■ Records provided ■
>>>>>
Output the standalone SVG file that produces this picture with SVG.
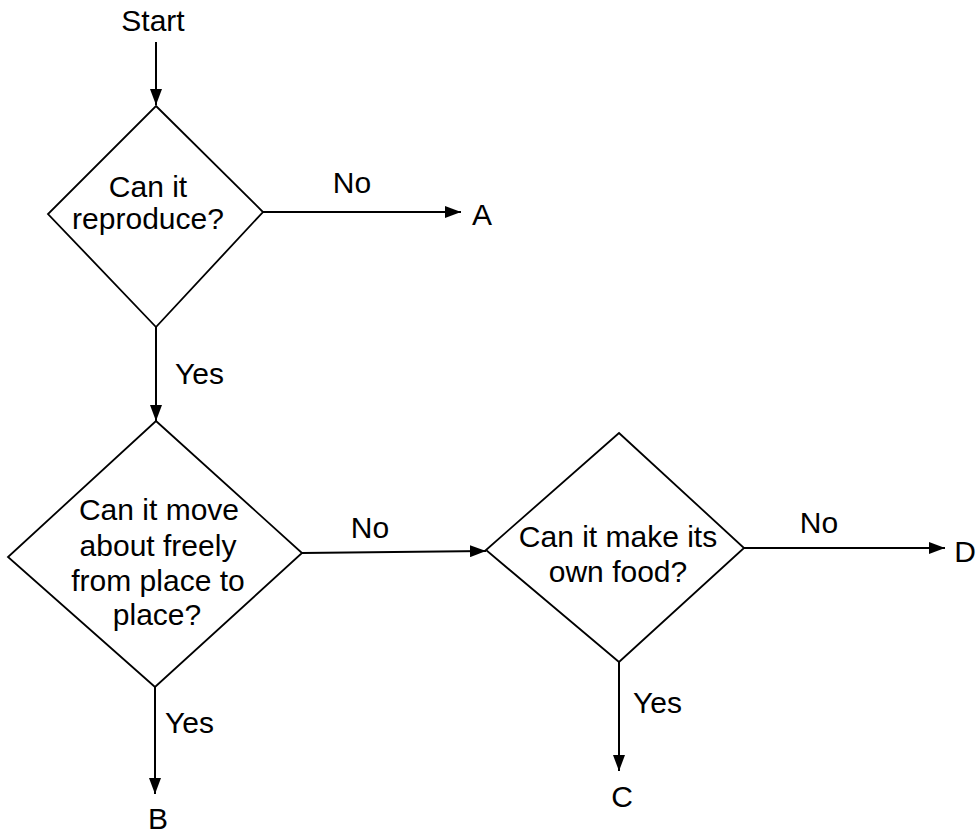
<<<<<
>>>>>
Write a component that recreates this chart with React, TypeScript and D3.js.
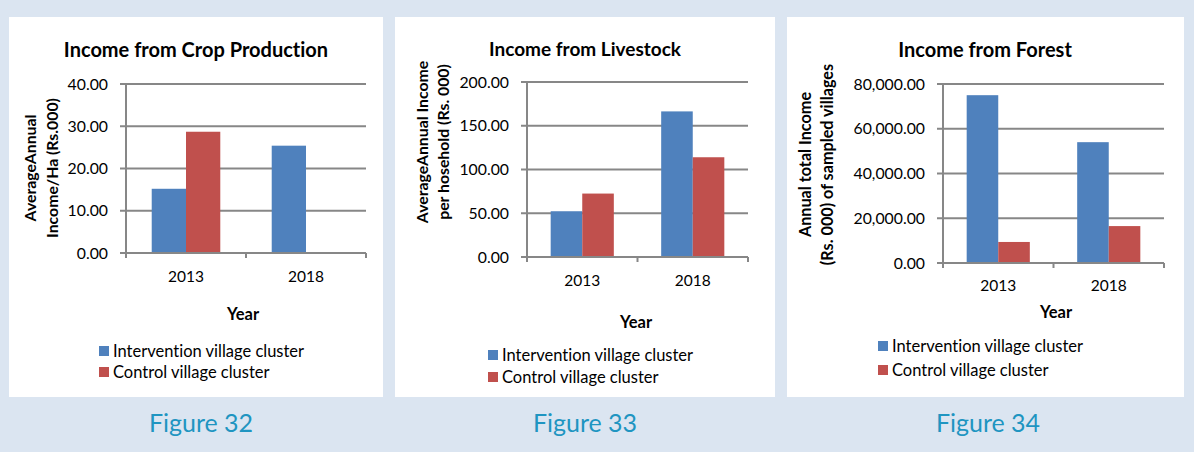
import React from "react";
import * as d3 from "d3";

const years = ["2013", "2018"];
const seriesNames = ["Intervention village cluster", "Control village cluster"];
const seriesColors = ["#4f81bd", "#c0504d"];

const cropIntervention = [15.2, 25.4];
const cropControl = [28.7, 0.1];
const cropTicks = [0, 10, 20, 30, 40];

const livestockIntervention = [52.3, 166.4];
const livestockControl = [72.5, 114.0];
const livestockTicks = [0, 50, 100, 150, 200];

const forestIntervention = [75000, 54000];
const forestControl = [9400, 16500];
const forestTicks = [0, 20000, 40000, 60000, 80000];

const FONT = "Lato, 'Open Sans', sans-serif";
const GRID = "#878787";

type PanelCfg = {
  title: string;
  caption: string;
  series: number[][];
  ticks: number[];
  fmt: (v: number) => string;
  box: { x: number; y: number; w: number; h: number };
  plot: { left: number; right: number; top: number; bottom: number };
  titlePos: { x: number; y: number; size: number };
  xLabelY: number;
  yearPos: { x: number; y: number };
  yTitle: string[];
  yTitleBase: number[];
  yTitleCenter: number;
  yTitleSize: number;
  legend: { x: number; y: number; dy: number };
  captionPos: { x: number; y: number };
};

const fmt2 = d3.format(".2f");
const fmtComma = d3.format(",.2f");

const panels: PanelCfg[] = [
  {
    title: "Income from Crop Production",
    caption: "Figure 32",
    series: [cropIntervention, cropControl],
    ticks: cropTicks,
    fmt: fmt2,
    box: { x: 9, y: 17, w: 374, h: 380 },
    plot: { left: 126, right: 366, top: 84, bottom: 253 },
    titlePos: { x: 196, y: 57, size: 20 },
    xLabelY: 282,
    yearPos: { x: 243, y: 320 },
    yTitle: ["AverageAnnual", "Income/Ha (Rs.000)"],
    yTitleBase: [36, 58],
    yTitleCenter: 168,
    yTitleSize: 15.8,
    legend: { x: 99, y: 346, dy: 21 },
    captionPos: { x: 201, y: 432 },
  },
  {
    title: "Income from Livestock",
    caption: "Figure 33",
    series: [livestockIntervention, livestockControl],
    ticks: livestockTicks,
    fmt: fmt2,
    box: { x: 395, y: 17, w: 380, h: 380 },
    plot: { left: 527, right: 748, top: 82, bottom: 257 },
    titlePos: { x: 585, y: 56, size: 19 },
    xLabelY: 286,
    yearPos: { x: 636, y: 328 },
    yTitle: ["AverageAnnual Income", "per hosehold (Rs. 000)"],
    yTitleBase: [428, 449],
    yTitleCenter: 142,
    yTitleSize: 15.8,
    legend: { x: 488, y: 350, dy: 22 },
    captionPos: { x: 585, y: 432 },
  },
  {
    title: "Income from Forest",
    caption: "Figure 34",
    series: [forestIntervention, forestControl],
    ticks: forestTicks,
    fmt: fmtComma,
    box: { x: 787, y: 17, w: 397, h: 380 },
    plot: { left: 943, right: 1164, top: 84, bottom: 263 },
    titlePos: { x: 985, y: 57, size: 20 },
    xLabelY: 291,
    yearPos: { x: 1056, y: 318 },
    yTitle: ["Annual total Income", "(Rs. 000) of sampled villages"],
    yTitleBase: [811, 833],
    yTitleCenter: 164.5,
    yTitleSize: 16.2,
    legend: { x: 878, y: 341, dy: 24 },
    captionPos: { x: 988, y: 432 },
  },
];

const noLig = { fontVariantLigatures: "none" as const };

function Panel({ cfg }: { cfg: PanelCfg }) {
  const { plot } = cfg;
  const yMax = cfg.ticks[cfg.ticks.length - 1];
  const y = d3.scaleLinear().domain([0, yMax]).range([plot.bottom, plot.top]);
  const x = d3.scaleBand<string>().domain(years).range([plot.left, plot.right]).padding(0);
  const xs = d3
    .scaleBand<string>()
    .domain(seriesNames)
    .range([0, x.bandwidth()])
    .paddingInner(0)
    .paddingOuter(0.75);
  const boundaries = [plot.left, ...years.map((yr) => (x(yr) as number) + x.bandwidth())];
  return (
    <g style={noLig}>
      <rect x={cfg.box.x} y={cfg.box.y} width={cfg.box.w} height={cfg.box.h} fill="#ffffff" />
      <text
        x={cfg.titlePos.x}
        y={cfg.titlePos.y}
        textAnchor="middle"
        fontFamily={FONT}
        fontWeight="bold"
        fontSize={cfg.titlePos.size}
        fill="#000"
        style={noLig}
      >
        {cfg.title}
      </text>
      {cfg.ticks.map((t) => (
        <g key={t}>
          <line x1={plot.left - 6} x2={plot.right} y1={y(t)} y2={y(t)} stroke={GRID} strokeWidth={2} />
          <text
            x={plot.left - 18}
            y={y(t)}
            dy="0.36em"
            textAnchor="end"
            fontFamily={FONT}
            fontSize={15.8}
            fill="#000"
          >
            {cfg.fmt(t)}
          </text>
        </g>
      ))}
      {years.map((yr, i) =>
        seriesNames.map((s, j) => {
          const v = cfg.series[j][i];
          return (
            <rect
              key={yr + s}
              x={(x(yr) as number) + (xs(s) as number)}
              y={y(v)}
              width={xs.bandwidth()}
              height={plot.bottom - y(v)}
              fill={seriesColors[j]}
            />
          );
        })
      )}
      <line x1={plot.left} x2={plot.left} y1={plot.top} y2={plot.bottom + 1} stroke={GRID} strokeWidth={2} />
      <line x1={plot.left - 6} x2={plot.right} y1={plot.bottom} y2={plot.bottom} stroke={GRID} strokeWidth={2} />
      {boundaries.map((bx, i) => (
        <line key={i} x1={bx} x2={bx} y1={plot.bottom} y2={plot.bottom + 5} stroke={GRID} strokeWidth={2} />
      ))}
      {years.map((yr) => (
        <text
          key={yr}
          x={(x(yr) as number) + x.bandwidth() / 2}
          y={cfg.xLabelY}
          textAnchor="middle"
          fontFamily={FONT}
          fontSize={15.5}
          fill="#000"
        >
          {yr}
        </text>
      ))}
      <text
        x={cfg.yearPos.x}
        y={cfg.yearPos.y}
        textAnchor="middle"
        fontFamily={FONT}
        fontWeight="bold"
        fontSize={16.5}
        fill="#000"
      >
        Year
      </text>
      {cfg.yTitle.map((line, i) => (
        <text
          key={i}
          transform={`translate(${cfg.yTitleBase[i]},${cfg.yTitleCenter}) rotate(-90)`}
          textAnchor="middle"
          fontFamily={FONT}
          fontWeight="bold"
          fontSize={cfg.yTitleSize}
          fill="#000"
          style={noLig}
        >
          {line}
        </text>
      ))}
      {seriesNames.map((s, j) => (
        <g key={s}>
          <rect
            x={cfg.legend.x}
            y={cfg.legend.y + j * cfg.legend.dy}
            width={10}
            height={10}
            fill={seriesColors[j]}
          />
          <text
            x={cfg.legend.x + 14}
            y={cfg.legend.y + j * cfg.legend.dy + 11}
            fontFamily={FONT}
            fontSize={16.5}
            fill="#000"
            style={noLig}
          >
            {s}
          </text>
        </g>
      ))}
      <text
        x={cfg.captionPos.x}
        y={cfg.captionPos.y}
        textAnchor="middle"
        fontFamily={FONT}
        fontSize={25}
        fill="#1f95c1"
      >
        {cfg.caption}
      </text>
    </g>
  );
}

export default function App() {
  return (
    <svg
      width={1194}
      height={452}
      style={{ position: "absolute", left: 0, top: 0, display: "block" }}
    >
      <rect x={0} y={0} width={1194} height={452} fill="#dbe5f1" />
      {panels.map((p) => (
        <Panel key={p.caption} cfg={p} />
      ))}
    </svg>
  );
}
<<<<<
■ Directions for this task ■
Using the data above, which lines fall from the one with "Write a component" through the one with "const cropTicks = [0, 10, 20, 30, 40];"? Repeat them exactly, ends included, minus any pictures.

■ Correct result ■
Write a component that recreates this chart with React, TypeScript and D3.js.
import React from "react";
import * as d3 from "d3";

const years = ["2013", "2018"];
const seriesNames = ["Intervention village cluster", "Control village cluster"];
const seriesColors = ["#4f81bd", "#c0504d"];

const cropIntervention = [15.2, 25.4];
const cropControl = [28.7, 0.1];
const cropTicks = [0, 10, 20, 30, 40];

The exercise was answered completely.